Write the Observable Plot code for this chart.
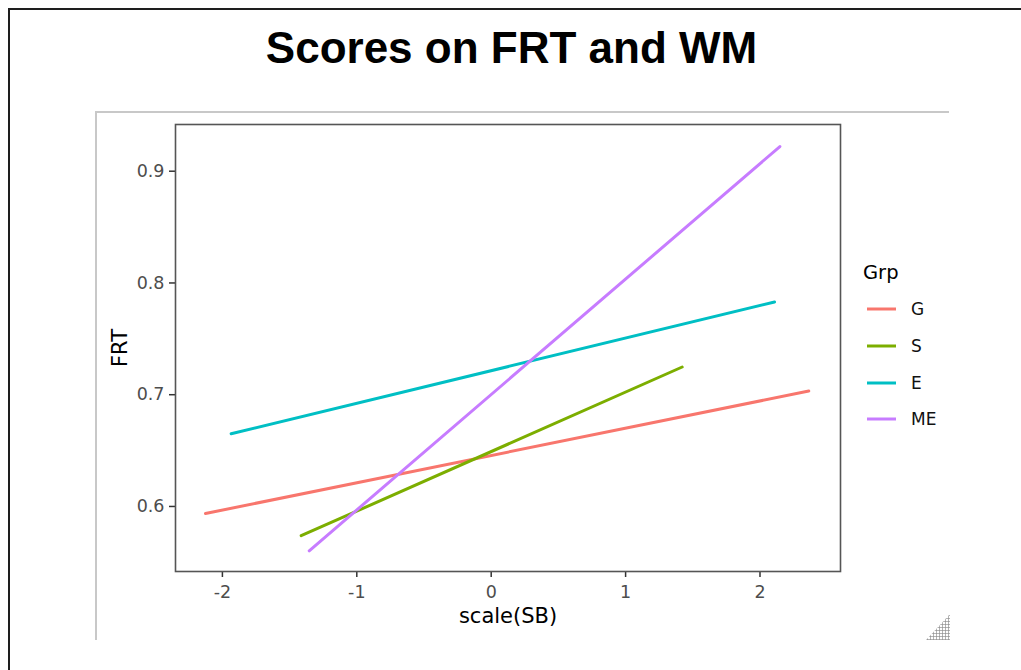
<!DOCTYPE html>
<html>
<head>
<meta charset="utf-8">
<script src="https://cdn.jsdelivr.net/npm/d3@7"></script>
<script src="https://cdn.jsdelivr.net/npm/@observablehq/plot@0.6"></script>
<style>
  html, body { margin: 0; padding: 0; background: #fff; overflow: hidden; width: 1021px; height: 670px; }
  #outer { position: absolute; left: 8px; top: 8px; width: 1100px; height: 1000px; border: 2px solid #1e1e1e; box-sizing: border-box; }
  #title { position: absolute; left: 0; top: 26px; width: 1023px; text-align: center; font: bold 44px "Liberation Sans", Arial, sans-serif; line-height: 1; color: #000; white-space: nowrap; }
  #inner { position: absolute; left: 95px; top: 111px; width: 854px; height: 529px; border-left: 2px solid #c8c8c8; border-top: 2px solid #c8c8c8; box-sizing: border-box; }
  #chart { position: absolute; left: 95px; top: 112px; }
  #legend { position: absolute; left: 0; top: 0; }
  #grip { position: absolute; left: 926px; top: 614px; width: 24px; height: 26px;
          background-image: radial-gradient(circle, #9a9a9a 0.9px, transparent 1.3px);
          background-size: 3px 3px; clip-path: polygon(100% 0, 100% 100%, 0 100%); }
</style>
</head>
<body>
<div id="outer"></div>
<div id="title">Scores on FRT and WM</div>
<div id="inner"></div>
<div id="chart"></div>
<svg id="legend" width="1021" height="670"></svg>
<div id="grip"></div>
<script>
// ---- data ----
const groups = ["G", "S", "E", "ME"];
const groupColors = ["#F8766D", "#7CAE00", "#00BFC4", "#C77CFF"];
const sbStart = [-2.126, -1.414, -1.935, -1.354];
const sbEnd = [2.363, 1.421, 2.108, 2.148];
const frtStart = [0.5937, 0.5738, 0.6651, 0.5603];
const frtEnd = [0.7033, 0.7248, 0.7830, 0.9221];
const xTicks = [-2, -1, 0, 1, 2];
const yTicks = [0.6, 0.7, 0.8, 0.9];
const xTitle = "scale(SB)";
const yTitle = "FRT";
const legendTitle = "Grp";

const table = [];
groups.forEach((g, i) => {
  table.push({grp: g, sb: sbStart[i], frt: frtStart[i]});
  table.push({grp: g, sb: sbEnd[i], frt: frtEnd[i]});
});

const chart = Plot.plot({
  width: 854,
  height: 528,
  marginLeft: 80,
  marginTop: 12,
  marginRight: 109,
  marginBottom: 69,
  style: {fontFamily: "DejaVu Sans", background: "transparent"},
  x: {domain: [-2.349, 2.599]},
  y: {domain: [0.5418, 0.9418]},
  color: {domain: groups, range: groupColors},
  marks: [
    Plot.axisX({ticks: xTicks, tickSize: 6, tickPadding: 8, fontSize: 17.5, stroke: "#333", fill: "#4d4d4d", strokeWidth: 1.5, tickFormat: d => String(d), label: null}),
    Plot.axisY({ticks: yTicks, tickSize: 6, tickPadding: 5, fontSize: 17.5, stroke: "#333", fill: "#4d4d4d", strokeWidth: 1.5, tickFormat: d3.format(".1f"), label: null}),
    Plot.line(table, {x: "sb", y: "frt", z: "grp", stroke: "grp", strokeWidth: 3}),
    Plot.frame({stroke: "#555", strokeWidth: 1.6}),
    Plot.text([xTitle], {frameAnchor: "bottom", textAnchor: "middle", text: d => d, dy: 51, fontSize: 21, fill: "#000", style: "letter-spacing:0.8px"}),
    Plot.text([yTitle], {frameAnchor: "left", textAnchor: "middle", text: d => d, dx: -55, rotate: -90, fontSize: 21, fill: "#000", style: "letter-spacing:0.6px"})
  ]
});
document.getElementById("chart").appendChild(chart);

// legend
const lg = d3.select("#legend");
lg.append("text").attr("x", 863).attr("y", 279).attr("font-family", "DejaVu Sans").attr("font-size", 19.5).attr("fill", "#000").text(legendTitle);
const keyY = [309, 346, 383, 419];
groups.forEach((g, i) => {
  lg.append("line").attr("x1", 867).attr("x2", 896).attr("y1", keyY[i]).attr("y2", keyY[i])
    .attr("stroke", groupColors[i]).attr("stroke-width", 3);
  lg.append("text").attr("x", 911).attr("y", keyY[i]).attr("dy", "0.36em")
    .attr("font-family", "DejaVu Sans").attr("font-size", 17).attr("fill", "#111").text(g);
});
</script>
</body>
</html>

Exercise goal:
Transcribe the material exactly, and leave out whatever pictures it holds.

Result of the exercise:
Write the Observable Plot code for this chart.
<!DOCTYPE html>
<html>
<head>
<meta charset="utf-8">
<script src="https://cdn.jsdelivr.net/npm/d3@7"></script>
<script src="https://cdn.jsdelivr.net/npm/@observablehq/plot@0.6"></script>
<style>
  html, body { margin: 0; padding: 0; background: #fff; overflow: hidden; width: 1021px; height: 670px; }
  #outer { position: absolute; left: 8px; top: 8px; width: 1100px; height: 1000px; border: 2px solid #1e1e1e; box-sizing: border-box; }
  #title { position: absolute; left: 0; top: 26px; width: 1023px; text-align: center; font: bold 44px "Liberation Sans", Arial, sans-serif; line-height: 1; color: #000; white-space: nowrap; }
  #inner { position: absolute; left: 95px; top: 111px; width: 854px; height: 529px; border-left: 2px solid #c8c8c8; border-top: 2px solid #c8c8c8; box-sizing: border-box; }
  #chart { position: absolute; left: 95px; top: 112px; }
  #legend { position: absolute; left: 0; top: 0; }
  #grip { position: absolute; left: 926px; top: 614px; width: 24px; height: 26px;
          background-image: radial-gradient(circle, #9a9a9a 0.9px, transparent 1.3px);
          background-size: 3px 3px; clip-path: polygon(100% 0, 100% 100%, 0 100%); }
</style>
</head>
<body>
<div id="outer"></div>
<div id="title">Scores on FRT and WM</div>
<div id="inner"></div>
<div id="chart"></div>
<svg id="legend" width="1021" height="670"></svg>
<div id="grip"></div>
<script>
// ---- data ----
const groups = ["G", "S", "E", "ME"];
const groupColors = ["#F8766D", "#7CAE00", "#00BFC4", "#C77CFF"];
const sbStart = [-2.126, -1.414, -1.935, -1.354];
const sbEnd = [2.363, 1.421, 2.108, 2.148];
const frtStart = [0.5937, 0.5738, 0.6651, 0.5603];
const frtEnd = [0.7033, 0.7248, 0.7830, 0.9221];
const xTicks = [-2, -1, 0, 1, 2];
const yTicks = [0.6, 0.7, 0.8, 0.9];
const xTitle = "scale(SB)";
const yTitle = "FRT";
const legendTitle = "Grp";

const table = [];
groups.forEach((g, i) => {
  table.push({grp: g, sb: sbStart[i], frt: frtStart[i]});
  table.push({grp: g, sb: sbEnd[i], frt: frtEnd[i]});
});

const chart = Plot.plot({
  width: 854,
  height: 528,
  marginLeft: 80,
  marginTop: 12,
  marginRight: 109,
  marginBottom: 69,
  style: {fontFamily: "DejaVu Sans", background: "transparent"},
  x: {domain: [-2.349, 2.599]},
  y: {domain: [0.5418, 0.9418]},
  color: {domain: groups, range: groupColors},
  marks: [
    Plot.axisX({ticks: xTicks, tickSize: 6, tickPadding: 8, fontSize: 17.5, stroke: "#333", fill: "#4d4d4d", strokeWidth: 1.5, tickFormat: d => String(d), label: null}),
    Plot.axisY({ticks: yTicks, tickSize: 6, tickPadding: 5, fontSize: 17.5, stroke: "#333", fill: "#4d4d4d", strokeWidth: 1.5, tickFormat: d3.format(".1f"), label: null}),
    Plot.line(table, {x: "sb", y: "frt", z: "grp", stroke: "grp", strokeWidth: 3}),
    Plot.frame({stroke: "#555", strokeWidth: 1.6}),
    Plot.text([xTitle], {frameAnchor: "bottom", textAnchor: "middle", text: d => d, dy: 51, fontSize: 21, fill: "#000", style: "letter-spacing:0.8px"}),
    Plot.text([yTitle], {frameAnchor: "left", textAnchor: "middle", text: d => d, dx: -55, rotate: -90, fontSize: 21, fill: "#000", style: "letter-spacing:0.6px"})
  ]
});
document.getElementById("chart").appendChild(chart);

// legend
const lg = d3.select("#legend");
lg.append("text").attr("x", 863).attr("y", 279).attr("font-family", "DejaVu Sans").attr("font-size", 19.5).attr("fill", "#000").text(legendTitle);
const keyY = [309, 346, 383, 419];
groups.forEach((g, i) => {
  lg.append("line").attr("x1", 867).attr("x2", 896).attr("y1", keyY[i]).attr("y2", keyY[i])
    .attr("stroke", groupColors[i]).attr("stroke-width", 3);
  lg.append("text").attr("x", 911).attr("y", keyY[i]).attr("dy", "0.36em")
    .attr("font-family", "DejaVu Sans").attr("font-size", 17).attr("fill", "#111").text(g);
});
</script>
</body>
</html>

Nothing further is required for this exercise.